The task — Retype the data that follows line by line, exactly, and leave its pictures out.

Data segment —
┌──

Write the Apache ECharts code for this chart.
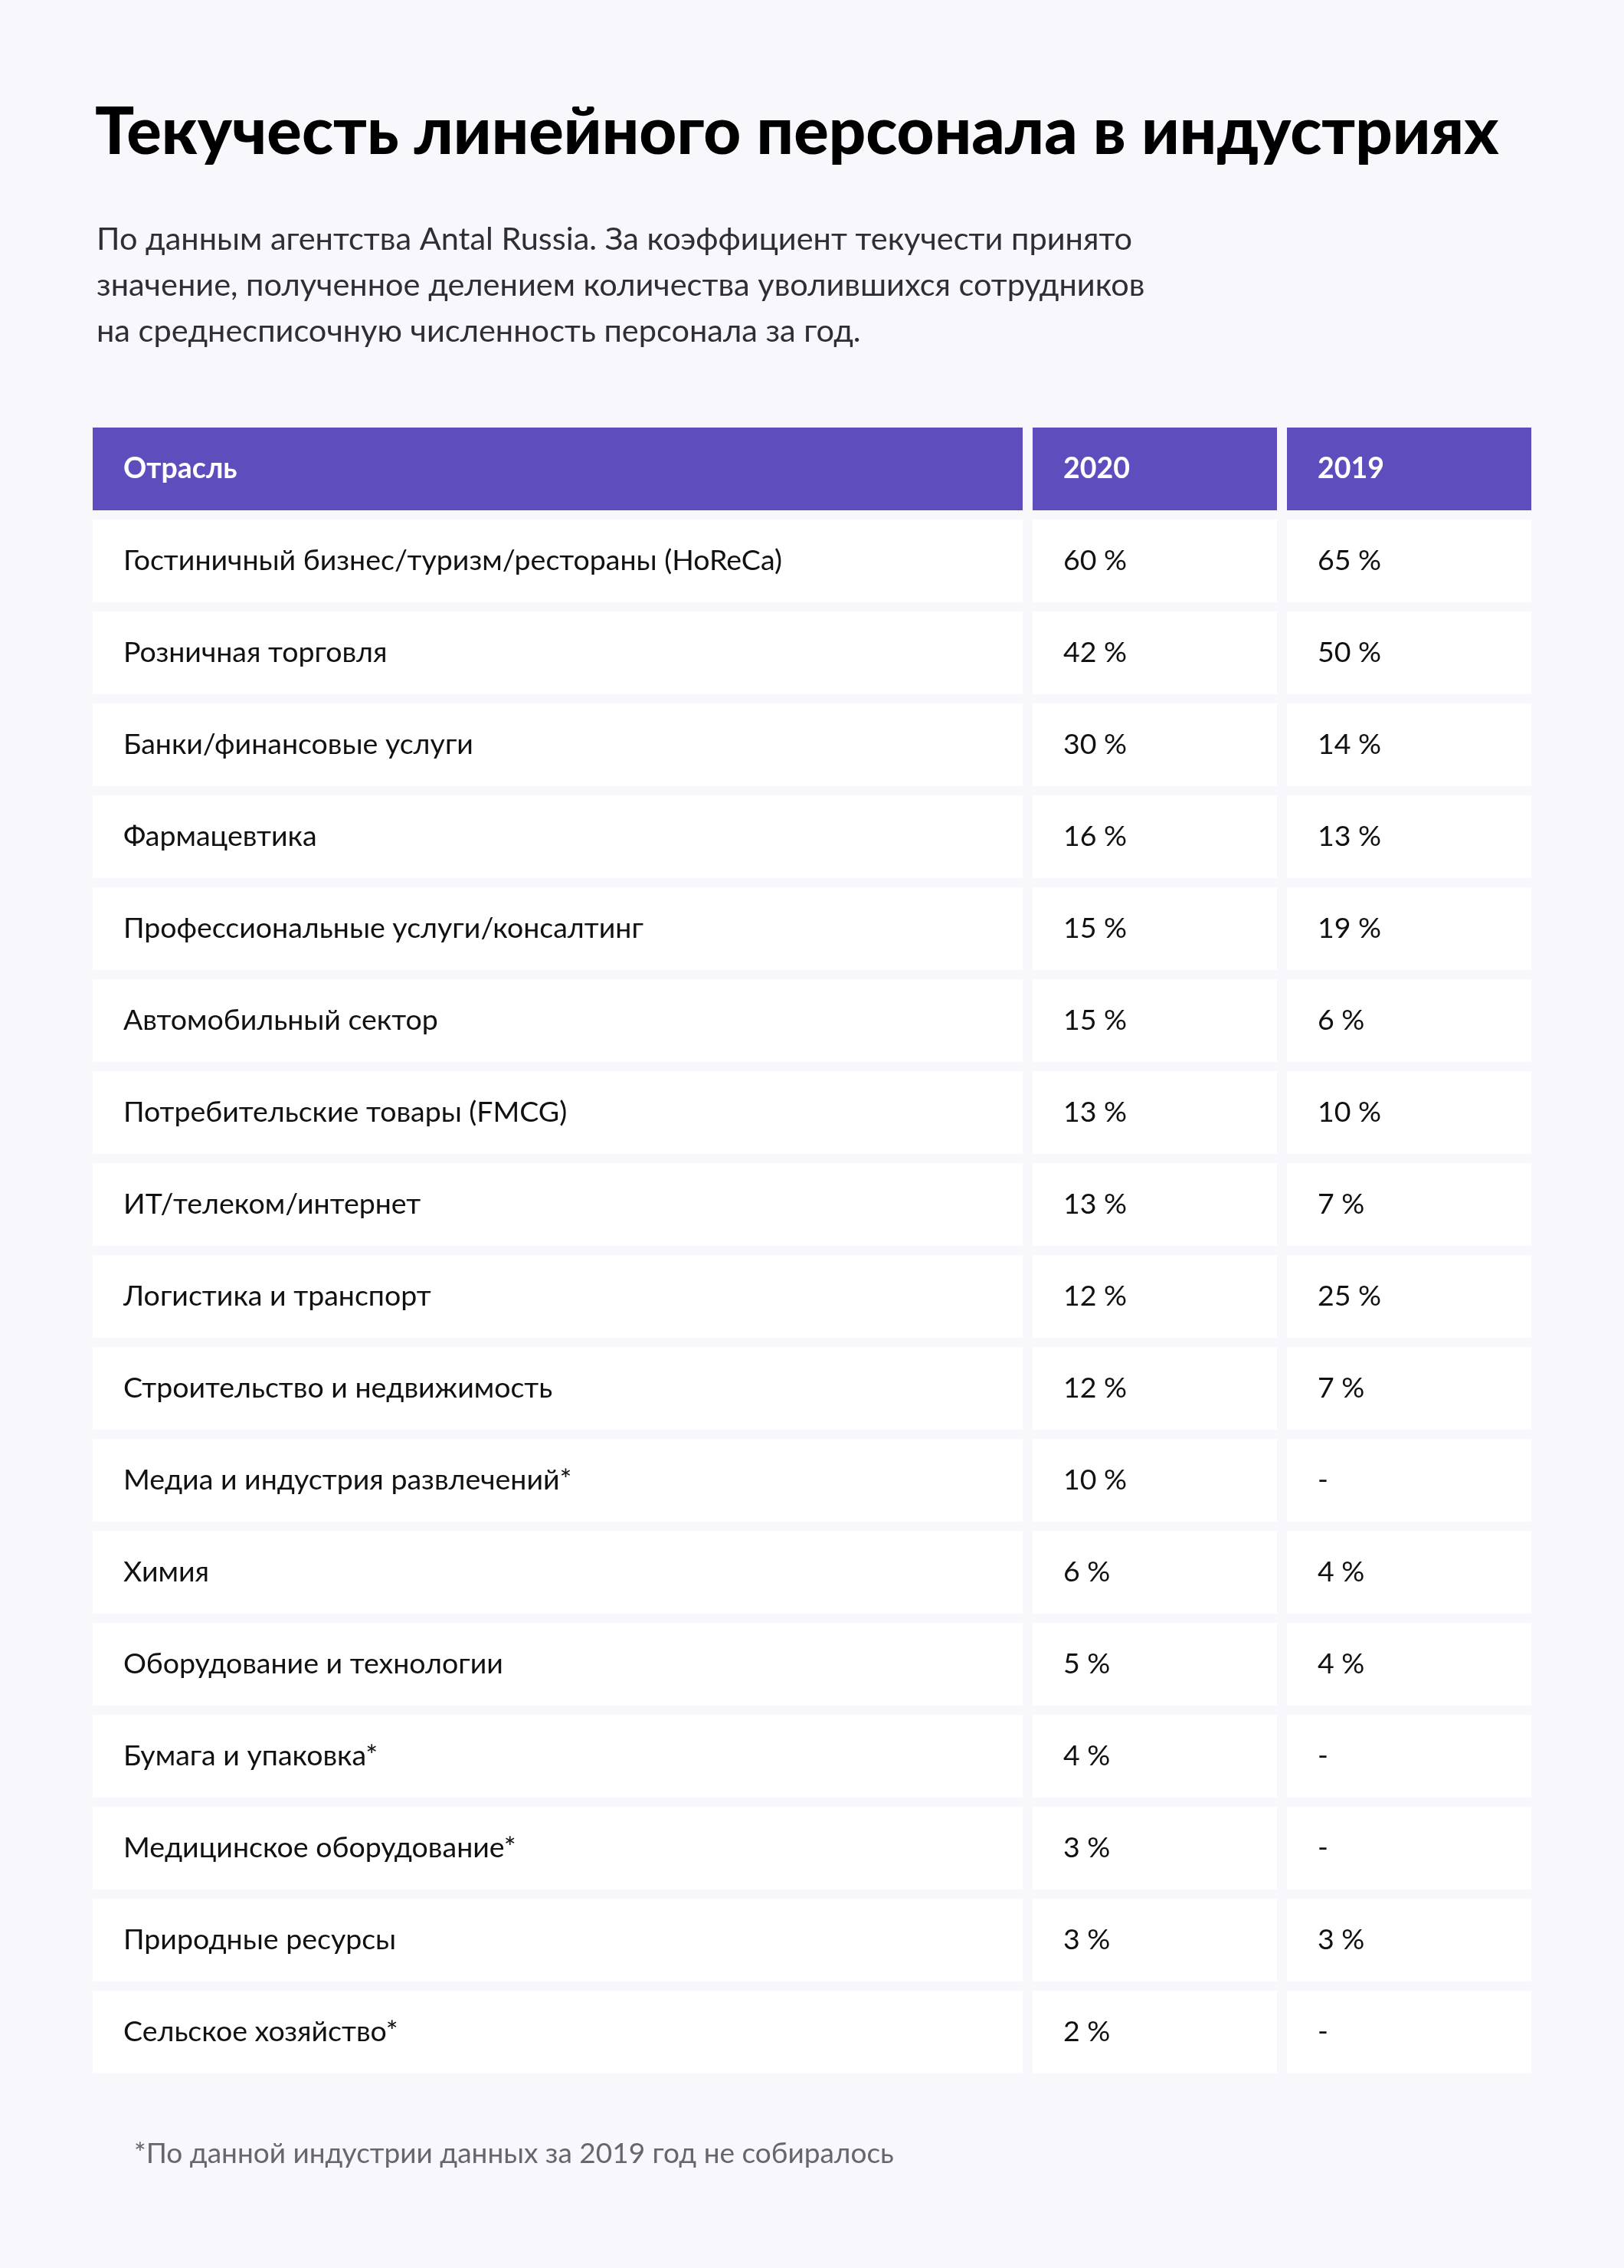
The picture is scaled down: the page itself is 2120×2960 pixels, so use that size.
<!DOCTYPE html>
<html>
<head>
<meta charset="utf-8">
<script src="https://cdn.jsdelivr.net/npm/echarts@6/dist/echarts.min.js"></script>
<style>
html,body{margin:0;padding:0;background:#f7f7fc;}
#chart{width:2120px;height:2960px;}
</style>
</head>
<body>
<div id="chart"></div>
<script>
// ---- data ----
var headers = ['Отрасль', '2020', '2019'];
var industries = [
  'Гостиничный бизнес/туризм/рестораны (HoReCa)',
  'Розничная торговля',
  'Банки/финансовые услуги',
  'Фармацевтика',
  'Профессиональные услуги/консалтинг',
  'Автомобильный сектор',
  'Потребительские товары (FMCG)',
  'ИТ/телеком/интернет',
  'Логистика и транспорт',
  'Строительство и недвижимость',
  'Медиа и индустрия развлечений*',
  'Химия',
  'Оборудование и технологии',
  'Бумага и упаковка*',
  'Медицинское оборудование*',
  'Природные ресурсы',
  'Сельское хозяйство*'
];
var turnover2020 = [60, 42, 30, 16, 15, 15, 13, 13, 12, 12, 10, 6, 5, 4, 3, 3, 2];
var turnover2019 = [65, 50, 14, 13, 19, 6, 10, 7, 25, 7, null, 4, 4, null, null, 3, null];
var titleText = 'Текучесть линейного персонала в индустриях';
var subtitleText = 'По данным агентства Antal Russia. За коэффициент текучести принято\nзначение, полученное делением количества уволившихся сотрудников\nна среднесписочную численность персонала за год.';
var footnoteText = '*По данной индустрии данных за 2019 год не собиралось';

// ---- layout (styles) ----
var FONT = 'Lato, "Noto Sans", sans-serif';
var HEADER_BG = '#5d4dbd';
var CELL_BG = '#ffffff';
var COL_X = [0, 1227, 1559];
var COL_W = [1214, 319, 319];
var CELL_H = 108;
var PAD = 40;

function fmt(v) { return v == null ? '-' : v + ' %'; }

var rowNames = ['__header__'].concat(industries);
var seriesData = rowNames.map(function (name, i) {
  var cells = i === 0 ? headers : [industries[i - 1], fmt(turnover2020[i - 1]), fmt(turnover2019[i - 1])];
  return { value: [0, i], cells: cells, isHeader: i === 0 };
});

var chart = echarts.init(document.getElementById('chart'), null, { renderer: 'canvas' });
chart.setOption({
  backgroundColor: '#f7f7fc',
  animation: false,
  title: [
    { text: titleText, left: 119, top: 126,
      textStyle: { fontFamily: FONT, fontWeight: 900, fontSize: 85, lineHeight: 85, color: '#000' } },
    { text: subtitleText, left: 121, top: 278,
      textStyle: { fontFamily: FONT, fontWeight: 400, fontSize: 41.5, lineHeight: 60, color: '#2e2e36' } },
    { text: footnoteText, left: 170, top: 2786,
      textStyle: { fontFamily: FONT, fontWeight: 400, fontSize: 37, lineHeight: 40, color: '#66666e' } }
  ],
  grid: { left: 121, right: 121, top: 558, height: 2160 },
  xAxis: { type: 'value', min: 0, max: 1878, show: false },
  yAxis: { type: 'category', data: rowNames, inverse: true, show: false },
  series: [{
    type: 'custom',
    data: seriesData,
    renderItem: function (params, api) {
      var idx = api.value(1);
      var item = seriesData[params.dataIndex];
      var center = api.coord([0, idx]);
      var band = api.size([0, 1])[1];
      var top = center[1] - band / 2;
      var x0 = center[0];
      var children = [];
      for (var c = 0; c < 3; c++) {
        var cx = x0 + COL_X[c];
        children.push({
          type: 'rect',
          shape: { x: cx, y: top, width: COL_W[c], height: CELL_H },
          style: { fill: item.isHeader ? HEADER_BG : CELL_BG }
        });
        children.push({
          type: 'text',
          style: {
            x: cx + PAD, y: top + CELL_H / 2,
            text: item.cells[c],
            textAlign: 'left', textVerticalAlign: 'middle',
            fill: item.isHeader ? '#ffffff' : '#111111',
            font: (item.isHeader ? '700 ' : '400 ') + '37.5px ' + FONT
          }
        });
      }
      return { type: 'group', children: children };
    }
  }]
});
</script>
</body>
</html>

└──

Final answer —
Write the Apache ECharts code for this chart.
The picture is scaled down: the page itself is 2120×2960 pixels, so use that size.
<!DOCTYPE html>
<html>
<head>
<meta charset="utf-8">
<script src="https://cdn.jsdelivr.net/npm/echarts@6/dist/echarts.min.js"></script>
<style>
html,body{margin:0;padding:0;background:#f7f7fc;}
#chart{width:2120px;height:2960px;}
</style>
</head>
<body>
<div id="chart"></div>
<script>
// ---- data ----
var headers = ['Отрасль', '2020', '2019'];
var industries = [
  'Гостиничный бизнес/туризм/рестораны (HoReCa)',
  'Розничная торговля',
  'Банки/финансовые услуги',
  'Фармацевтика',
  'Профессиональные услуги/консалтинг',
  'Автомобильный сектор',
  'Потребительские товары (FMCG)',
  'ИТ/телеком/интернет',
  'Логистика и транспорт',
  'Строительство и недвижимость',
  'Медиа и индустрия развлечений*',
  'Химия',
  'Оборудование и технологии',
  'Бумага и упаковка*',
  'Медицинское оборудование*',
  'Природные ресурсы',
  'Сельское хозяйство*'
];
var turnover2020 = [60, 42, 30, 16, 15, 15, 13, 13, 12, 12, 10, 6, 5, 4, 3, 3, 2];
var turnover2019 = [65, 50, 14, 13, 19, 6, 10, 7, 25, 7, null, 4, 4, null, null, 3, null];
var titleText = 'Текучесть линейного персонала в индустриях';
var subtitleText = 'По данным агентства Antal Russia. За коэффициент текучести принято\nзначение, полученное делением количества уволившихся сотрудников\nна среднесписочную численность персонала за год.';
var footnoteText = '*По данной индустрии данных за 2019 год не собиралось';

// ---- layout (styles) ----
var FONT = 'Lato, "Noto Sans", sans-serif';
var HEADER_BG = '#5d4dbd';
var CELL_BG = '#ffffff';
var COL_X = [0, 1227, 1559];
var COL_W = [1214, 319, 319];
var CELL_H = 108;
var PAD = 40;

function fmt(v) { return v == null ? '-' : v + ' %'; }

var rowNames = ['__header__'].concat(industries);
var seriesData = rowNames.map(function (name, i) {
  var cells = i === 0 ? headers : [industries[i - 1], fmt(turnover2020[i - 1]), fmt(turnover2019[i - 1])];
  return { value: [0, i], cells: cells, isHeader: i === 0 };
});

var chart = echarts.init(document.getElementById('chart'), null, { renderer: 'canvas' });
chart.setOption({
  backgroundColor: '#f7f7fc',
  animation: false,
  title: [
    { text: titleText, left: 119, top: 126,
      textStyle: { fontFamily: FONT, fontWeight: 900, fontSize: 85, lineHeight: 85, color: '#000' } },
    { text: subtitleText, left: 121, top: 278,
      textStyle: { fontFamily: FONT, fontWeight: 400, fontSize: 41.5, lineHeight: 60, color: '#2e2e36' } },
    { text: footnoteText, left: 170, top: 2786,
      textStyle: { fontFamily: FONT, fontWeight: 400, fontSize: 37, lineHeight: 40, color: '#66666e' } }
  ],
  grid: { left: 121, right: 121, top: 558, height: 2160 },
  xAxis: { type: 'value', min: 0, max: 1878, show: false },
  yAxis: { type: 'category', data: rowNames, inverse: true, show: false },
  series: [{
    type: 'custom',
    data: seriesData,
    renderItem: function (params, api) {
      var idx = api.value(1);
      var item = seriesData[params.dataIndex];
      var center = api.coord([0, idx]);
      var band = api.size([0, 1])[1];
      var top = center[1] - band / 2;
      var x0 = center[0];
      var children = [];
      for (var c = 0; c < 3; c++) {
        var cx = x0 + COL_X[c];
        children.push({
          type: 'rect',
          shape: { x: cx, y: top, width: COL_W[c], height: CELL_H },
          style: { fill: item.isHeader ? HEADER_BG : CELL_BG }
        });
        children.push({
          type: 'text',
          style: {
            x: cx + PAD, y: top + CELL_H / 2,
            text: item.cells[c],
            textAlign: 'left', textVerticalAlign: 'middle',
            fill: item.isHeader ? '#ffffff' : '#111111',
            font: (item.isHeader ? '700 ' : '400 ') + '37.5px ' + FONT
          }
        });
      }
      return { type: 'group', children: children };
    }
  }]
});
</script>
</body>
</html>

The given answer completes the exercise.